How many times have you heard the phrase “Respect your elders”? How can we expect children to respect their elders when they themselves are not respected?
I believe that peaceful and pleasurable experiences are the key to respectful caregiving. We need to think about the way we engage with infants, toddlers and young children so that we demonstrate our respect every time we interact with them. Our goal is to help a child feel safe, secure, competent and appreciated. So that they know they are a unique human being, not an object.
To do this we must start with observation, watching and listening to ensure we are gathering all available information without missing important communication cues, signals or making misinterpreted assumptions. The more we observe children, the more we appreciate the speed at which they are learning in their first three years and once we realise this we teach less and provide an environment for learning more.
This learning environment needs to be safe and predictable but also challenging and allow children the freedom to explore in their own way and in their own time. Far too often we hurry through our day and hurry through caregiving and our time with children. Time is so important, allowing a child uninterrupted time and freedom to play shows us how much they are actually learning and doing. From this we can learn to trust the child’s competence. To not rush in and try to ‘help’, but to allow the child time to figure out and master something for themselves. “If we give children enough space and possibilities for free movement, they will move as beautifully and gracefully as animals: nimbly, simply, confidently and naturally” – Dr Emmi Pikler
During care routines such as feeding, dressing and nappy changing the child must be invited to be a part of this so that the routine is taking place with their permission and they are involved in the activity. Parents and caregivers need to be wholeheartedly involved in these wonderfully intimate moments so as the adult-child relationship is enriched and further strengthened. I believe for an infant, toddler or young child to be respected they need tender, intimate moments with someone who is fully there for them, every day.
In the Early Childhood care and education setting this respectful practice is fostered by Primary Caregiving.
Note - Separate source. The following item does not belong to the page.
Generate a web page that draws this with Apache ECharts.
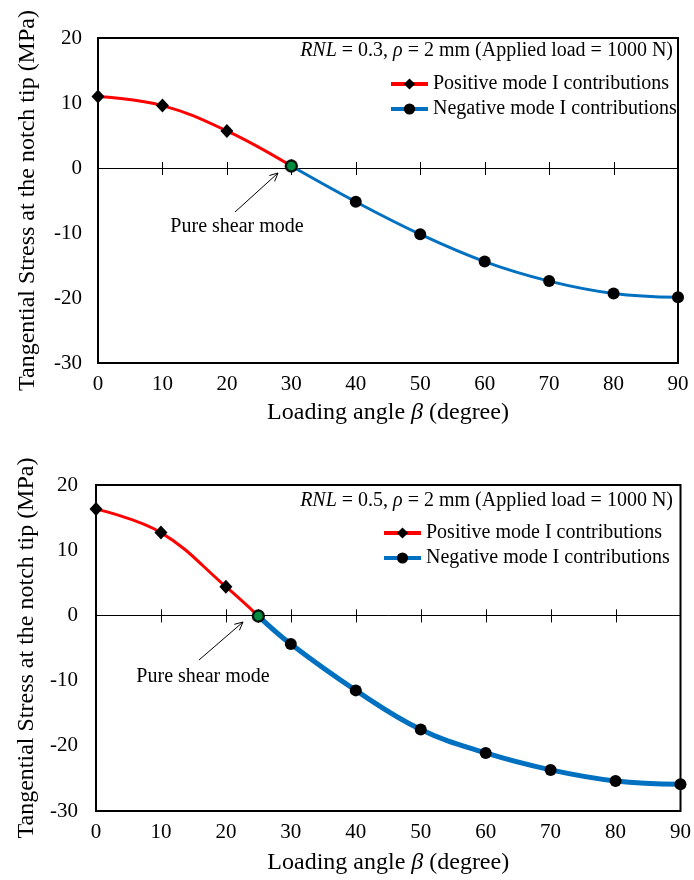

By having one teacher follow the care of a child from nappy changing, to feeding, to sleep time, ensures continuity for that child and builds a trusting, reciprocal relationship between the adult and child. With the development of these close, respectful relationships children then feel safe, secure and valued in the environment and so confident to explore, learn and develop new skills. These relationships are not only between teacher and child but also between teacher and family. All too often the family is seen as secondary as the child is the focus. However, to welcome, settle and build a relationship with a child, the family must also develop a relationship with the primary caregiver and feel secure and confident that the needs of their child are being met.
As primary caregiving involves unhurried, intimate moments of care for children which build a teacher’s knowledge and understanding of a child as well as their relationship with them, it is imperative that it is a team approach. Primary caregiving will work best in a strong team who constantly communicate with one another about what they are doing and when they need support so as to spend some extra time with a particular child that may need it. There is a need to constantly be on the lookout for how to support members of the team so that each intimate moment is unhurried and uninterrupted.